(Your task) The records should be written out in full, with nothing altered.
┌─ Input for this task
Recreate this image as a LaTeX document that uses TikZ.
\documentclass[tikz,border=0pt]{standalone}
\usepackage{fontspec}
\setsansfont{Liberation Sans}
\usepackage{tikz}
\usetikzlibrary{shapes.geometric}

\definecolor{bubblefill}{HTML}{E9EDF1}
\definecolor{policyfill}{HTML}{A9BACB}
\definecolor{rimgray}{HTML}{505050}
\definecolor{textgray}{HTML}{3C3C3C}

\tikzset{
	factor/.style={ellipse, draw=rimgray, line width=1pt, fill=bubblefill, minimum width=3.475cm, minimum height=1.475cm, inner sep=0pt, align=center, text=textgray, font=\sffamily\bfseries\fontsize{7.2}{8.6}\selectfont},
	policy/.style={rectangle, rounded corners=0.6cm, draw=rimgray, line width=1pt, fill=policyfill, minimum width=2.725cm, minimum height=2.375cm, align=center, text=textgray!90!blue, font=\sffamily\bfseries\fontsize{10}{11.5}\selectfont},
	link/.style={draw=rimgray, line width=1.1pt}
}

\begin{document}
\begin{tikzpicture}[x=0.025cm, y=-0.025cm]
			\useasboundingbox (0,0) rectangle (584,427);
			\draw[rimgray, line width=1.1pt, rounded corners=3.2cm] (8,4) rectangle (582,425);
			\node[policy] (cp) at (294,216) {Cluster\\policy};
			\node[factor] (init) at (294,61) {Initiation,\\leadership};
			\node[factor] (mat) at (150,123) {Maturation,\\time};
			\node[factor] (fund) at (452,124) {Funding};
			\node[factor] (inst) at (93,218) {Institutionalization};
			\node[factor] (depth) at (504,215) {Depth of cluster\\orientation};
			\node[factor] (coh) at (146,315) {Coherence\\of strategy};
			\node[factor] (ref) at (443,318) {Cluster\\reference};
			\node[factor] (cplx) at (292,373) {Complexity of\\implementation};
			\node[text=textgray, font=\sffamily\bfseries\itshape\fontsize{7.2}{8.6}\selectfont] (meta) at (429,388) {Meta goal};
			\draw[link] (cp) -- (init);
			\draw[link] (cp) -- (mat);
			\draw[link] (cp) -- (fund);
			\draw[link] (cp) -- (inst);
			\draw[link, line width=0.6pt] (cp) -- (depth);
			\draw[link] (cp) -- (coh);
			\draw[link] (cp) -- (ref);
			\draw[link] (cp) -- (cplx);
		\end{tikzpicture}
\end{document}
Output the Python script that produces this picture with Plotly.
└─
(Expected answer)
Recreate this image as a LaTeX document that uses TikZ.
\documentclass[tikz,border=0pt]{standalone}
\usepackage{fontspec}
\setsansfont{Liberation Sans}
\usepackage{tikz}
\usetikzlibrary{shapes.geometric}

\definecolor{bubblefill}{HTML}{E9EDF1}
\definecolor{policyfill}{HTML}{A9BACB}
\definecolor{rimgray}{HTML}{505050}
\definecolor{textgray}{HTML}{3C3C3C}

\tikzset{
	factor/.style={ellipse, draw=rimgray, line width=1pt, fill=bubblefill, minimum width=3.475cm, minimum height=1.475cm, inner sep=0pt, align=center, text=textgray, font=\sffamily\bfseries\fontsize{7.2}{8.6}\selectfont},
	policy/.style={rectangle, rounded corners=0.6cm, draw=rimgray, line width=1pt, fill=policyfill, minimum width=2.725cm, minimum height=2.375cm, align=center, text=textgray!90!blue, font=\sffamily\bfseries\fontsize{10}{11.5}\selectfont},
	link/.style={draw=rimgray, line width=1.1pt}
}

\begin{document}
\begin{tikzpicture}[x=0.025cm, y=-0.025cm]
			\useasboundingbox (0,0) rectangle (584,427);
			\draw[rimgray, line width=1.1pt, rounded corners=3.2cm] (8,4) rectangle (582,425);
			\node[policy] (cp) at (294,216) {Cluster\\policy};
			\node[factor] (init) at (294,61) {Initiation,\\leadership};
			\node[factor] (mat) at (150,123) {Maturation,\\time};
			\node[factor] (fund) at (452,124) {Funding};
			\node[factor] (inst) at (93,218) {Institutionalization};
			\node[factor] (depth) at (504,215) {Depth of cluster\\orientation};
			\node[factor] (coh) at (146,315) {Coherence\\of strategy};
			\node[factor] (ref) at (443,318) {Cluster\\reference};
			\node[factor] (cplx) at (292,373) {Complexity of\\implementation};
			\node[text=textgray, font=\sffamily\bfseries\itshape\fontsize{7.2}{8.6}\selectfont] (meta) at (429,388) {Meta goal};
			\draw[link] (cp) -- (init);
			\draw[link] (cp) -- (mat);
			\draw[link] (cp) -- (fund);
			\draw[link] (cp) -- (inst);
			\draw[link, line width=0.6pt] (cp) -- (depth);
			\draw[link] (cp) -- (coh);
			\draw[link] (cp) -- (ref);
			\draw[link] (cp) -- (cplx);
		\end{tikzpicture}
\end{document}
Output the Python script that produces this picture with Plotly.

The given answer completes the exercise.